Week 3

by Circle Chen

week
gsoc
gsoc2022
towardsAGeneralPurposeEntityBibliographyLinkingSystem
week#3
eval#1

Week Summary

This week, we will transition into data cleaning.

TODO 1: Our publications table consists of a lot of redundant publications, since it is a direct copy from the old artifacts database.

The task here would be to run automatic python scripts and to merge these existing publications to populate the database.

I wrote a script that scans the “designation” entry and filters out those with redundant information. The script ended up merging a lot of redundant data, from 200000 entries down to 5000 entries.

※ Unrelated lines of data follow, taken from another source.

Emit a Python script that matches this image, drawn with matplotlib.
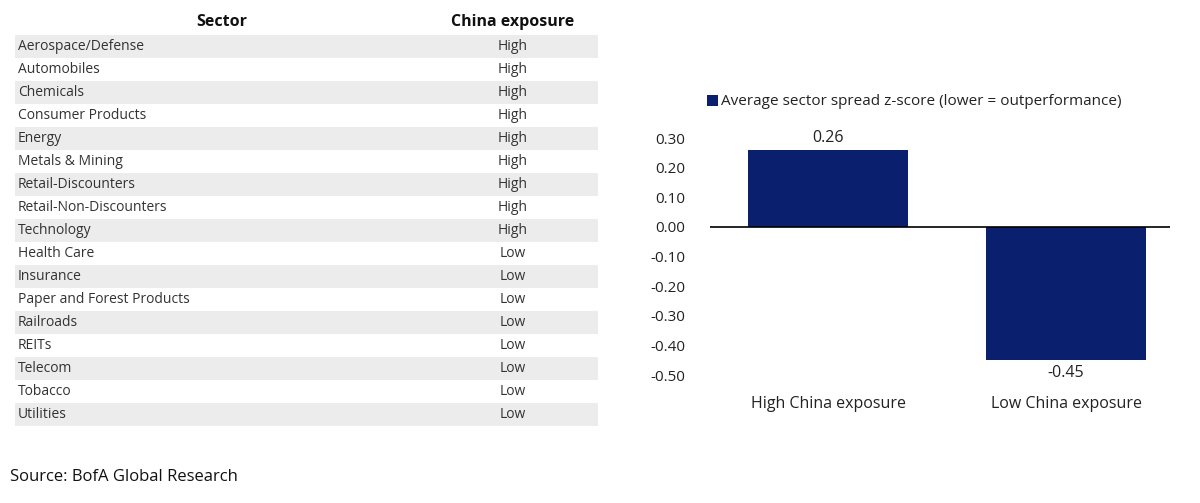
import matplotlib.pyplot as plt
from matplotlib.patches import Rectangle

sectors = ["Aerospace/Defense","Automobiles","Chemicals","Consumer Products","Energy",
           "Metals & Mining","Retail-Discounters","Retail-Non-Discounters","Technology",
           "Health Care","Insurance","Paper and Forest Products","Railroads","REITs",
           "Telecom","Tobacco","Utilities"]
exposure = ["High"]*9 + ["Low"]*8
categories = ["High China exposure", "Low China exposure"]
values = [0.26, -0.45]
yticks = [0.30,0.20,0.10,0.00,-0.10,-0.20,-0.30,-0.40,-0.50]

W, H = 1200, 503
fig = plt.figure(figsize=(12, 5.03), dpi=100)
plt.rcParams['font.family'] = ['Open Sans', 'DejaVu Sans']

# Table
tab = fig.add_axes([0, 0, 1, 1]); tab.set_xlim(0, W); tab.set_ylim(H, 0); tab.axis('off')
tab.text(222, 22, "Sector", ha='center', va='center', fontsize=11.5, fontweight='bold', color='#111')
tab.text(513, 22, "China exposure", ha='center', va='center', fontsize=11.5, fontweight='bold', color='#111')
row_h = 23.0; top = 35
for i, (s, e) in enumerate(zip(sectors, exposure)):
    y0 = top + i*row_h
    if i % 2 == 0:
        tab.add_patch(Rectangle((15, y0), 583, row_h, color='#ececec', lw=0))
    tab.text(18, y0 + row_h/2, s, va='center', fontsize=10, color='#333')
    tab.text(513, y0 + row_h/2, e, ha='center', va='center', fontsize=10, color='#333')
tab.text(10, 477, "Source: BofA Global Research", va='center', fontsize=12, color='#111')

# Bar chart: pixel zero at 227, 0.26 at 150
ppu = (227-150)/0.26
y_top_px, y_bot_px = 227 - 0.32*ppu, 227 + 0.5*ppu
ax = fig.add_axes([710/W, 1 - y_bot_px/H, 460/W, (y_bot_px - y_top_px)/H])
ax.bar([0, 1], values, width=0.67, color='#0a1f6e')
ax.set_xlim(-0.496, 1.437)
ax.set_ylim(-0.5, 0.32)
ax.axhline(0, color='black', lw=1.2)
for s in ax.spines.values(): s.set_visible(False)
ax.set_yticks(yticks)
ax.set_yticklabels([f"{t:.2f}" for t in yticks], fontsize=11, color='#222')
ax.tick_params(length=0, pad=18)
ax.set_xticks([])
for i, v in enumerate(values):
    ax.text(i, v + (0.015 if v > 0 else -0.015), f"{v:.2f}", ha='center',
            va='bottom' if v > 0 else 'top', fontsize=11.5, color='#222')
for i, c in enumerate(categories):
    ax.text(i, -0.57, c, ha='center', va='top', fontsize=11.5, color='#222')
tab.add_patch(Rectangle((707, 95), 11, 11, color='#0a1f6e', lw=0))
tab.text(721, 101, "Average sector spread z-score (lower = outperformance)", va='center', fontsize=11, color='#222')

fig.savefig("out.png", dpi=100)
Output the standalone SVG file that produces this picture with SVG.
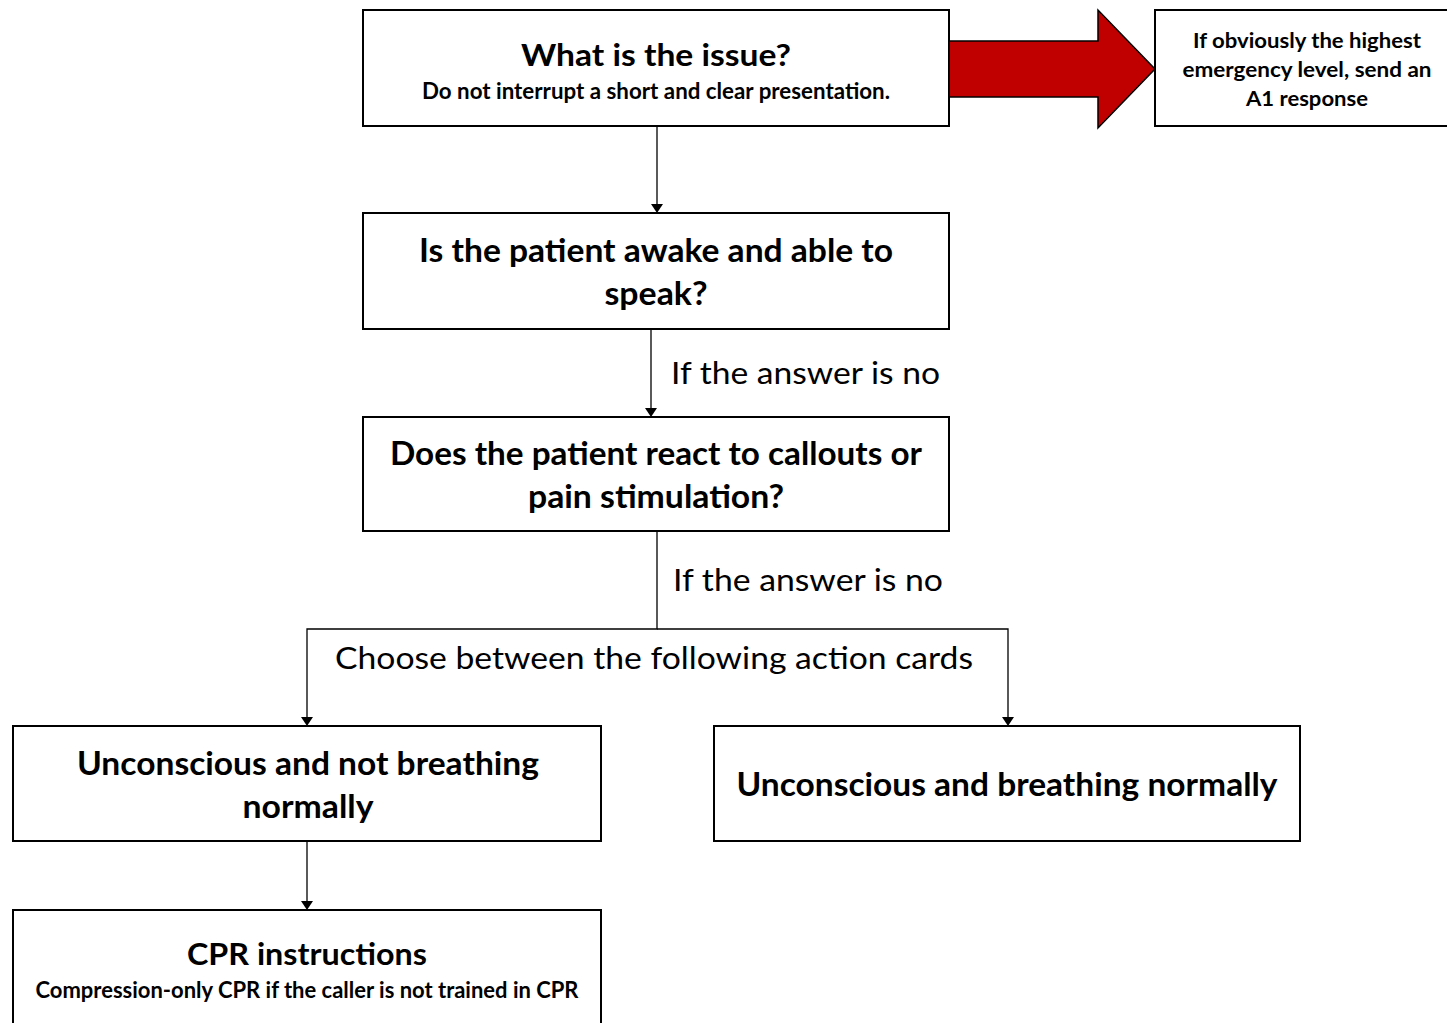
<svg xmlns="http://www.w3.org/2000/svg" width="1447" height="1023" viewBox="0 0 1447 1023">
<defs>
<marker id="ah" markerWidth="10" markerHeight="10" refX="5" refY="8" orient="auto-start-reverse" markerUnits="userSpaceOnUse" viewBox="0 0 10 10">
<path d="M0,0 L10,0 L5,9 Z" fill="#000" transform="rotate(0)"/>
</marker>
<style>
.box{fill:#fff;stroke:#000;stroke-width:2}
.t{font-family:Lato,"Open Sans","Liberation Sans",sans-serif;font-weight:bold;fill:#000;text-anchor:middle}
.l{font-family:Lato,"Open Sans","Liberation Sans",sans-serif;fill:#000}
.c{fill:none;stroke:#000;stroke-width:1.3}
</style>
</defs>
<rect width="1447" height="1023" fill="#fff"/>
<g id="connectors">
<line class="c" x1="657" y1="126" x2="657" y2="204"/>
<path d="M651,204 L663,204 L657,213 Z"/>
<line class="c" x1="651" y1="329" x2="651" y2="408"/>
<path d="M645,408 L657,408 L651,417 Z"/>
<polyline class="c" points="657,531 657,629 307,629 307,717"/>
<path d="M301,717 L313,717 L307,726 Z"/>
<polyline class="c" points="657,629 1008,629 1008,717"/>
<path d="M1002,717 L1014,717 L1008,726 Z"/>
<line class="c" x1="307" y1="841" x2="307" y2="901"/>
<path d="M301,901 L313,901 L307,910 Z"/>
<path d="M949,41 L1098,41 L1098,10 L1155,69 L1098,128 L1098,97 L949,97 Z" fill="#c00000" stroke="#000" stroke-width="1.5"/>
<text class="l" x="671" y="384" font-size="30" textLength="269" lengthAdjust="spacingAndGlyphs">If the answer is no</text>
<text class="l" x="673" y="591" font-size="30" textLength="270" lengthAdjust="spacingAndGlyphs">If the answer is no</text>
<text class="l" x="335" y="669" font-size="30" textLength="638" lengthAdjust="spacingAndGlyphs">Choose between the following action cards</text>
</g>
<g id="n1">
<rect class="box" x="363" y="10" width="586" height="116"/>
<text class="t" x="656" y="66" font-size="31" textLength="270" lengthAdjust="spacingAndGlyphs">What is the issue?</text>
<text class="t" x="656" y="99" font-size="22" textLength="468" lengthAdjust="spacingAndGlyphs">Do not interrupt a short and clear presentation.</text>
</g>
<g id="n2">
<rect class="box" x="1155" y="10" width="300" height="116"/>
<text class="t" x="1307" y="48" font-size="21" textLength="228" lengthAdjust="spacingAndGlyphs">If obviously the highest</text>
<text class="t" x="1307" y="77" font-size="21" textLength="249" lengthAdjust="spacingAndGlyphs">emergency level, send an</text>
<text class="t" x="1307" y="106" font-size="21" textLength="122" lengthAdjust="spacingAndGlyphs">A1 response</text>
</g>
<g id="n3">
<rect class="box" x="363" y="213" width="586" height="116"/>
<text class="t" x="656" y="262" font-size="32" textLength="474" lengthAdjust="spacingAndGlyphs">Is the patient awake and able to</text>
<text class="t" x="656" y="305" font-size="32" textLength="103" lengthAdjust="spacingAndGlyphs">speak?</text>
</g>
<g id="n4">
<rect class="box" x="363" y="417" width="586" height="114"/>
<text class="t" x="656" y="465" font-size="32" textLength="532" lengthAdjust="spacingAndGlyphs">Does the patient react to callouts or</text>
<text class="t" x="656" y="508" font-size="32" textLength="256" lengthAdjust="spacingAndGlyphs">pain stimulation?</text>
</g>
<g id="n5">
<rect class="box" x="13" y="726" width="588" height="115"/>
<text class="t" x="308" y="775" font-size="32" textLength="462" lengthAdjust="spacingAndGlyphs">Unconscious and not breathing</text>
<text class="t" x="308" y="818" font-size="32" textLength="131" lengthAdjust="spacingAndGlyphs">normally</text>
</g>
<g id="n6">
<rect class="box" x="714" y="726" width="586" height="115"/>
<text class="t" x="1007" y="796" font-size="32" textLength="541" lengthAdjust="spacingAndGlyphs">Unconscious and breathing normally</text>
</g>
<g id="n7">
<rect class="box" x="13" y="910" width="588" height="130"/>
<text class="t" x="307" y="965" font-size="31" textLength="240" lengthAdjust="spacingAndGlyphs">CPR instructions</text>
<text class="t" x="307" y="998" font-size="22" textLength="543" lengthAdjust="spacingAndGlyphs">Compression-only CPR if the caller is not trained in CPR</text>
</g>
</svg>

TODO 2: Get data on connecting artifacts to proveniences

Rune gave me some data about publications and proveniences. I tried linking their project’s publications with the CDLI ones, but could not match those. Maybe I can consider adding the publications Rune gave to the publications?

Daily Work Update

# Day Date A short description of the work done
1 Monday 2022/06/27 Fixed merge conflicts of refactored website and most recent phoenix/develop branch
2 Tuesday 2022/06/28 Finalized the merge script of publication entries
3 Wednesday 2022/06/29 Exploratory Data Analysis on Rune’s data, but discovered that not a lot of match with CDLI ones.
4 Thursday 2022/06/30 Took a break because didn’t feel too well today.
5 Friday 2022/07/01 Discussed with Adam about merging publications and sent him the initially merged data
6 Saturday 2022/07/02 Coordinated refactor testing with Emilie
7 Sunday 2022/07/03 Took a break.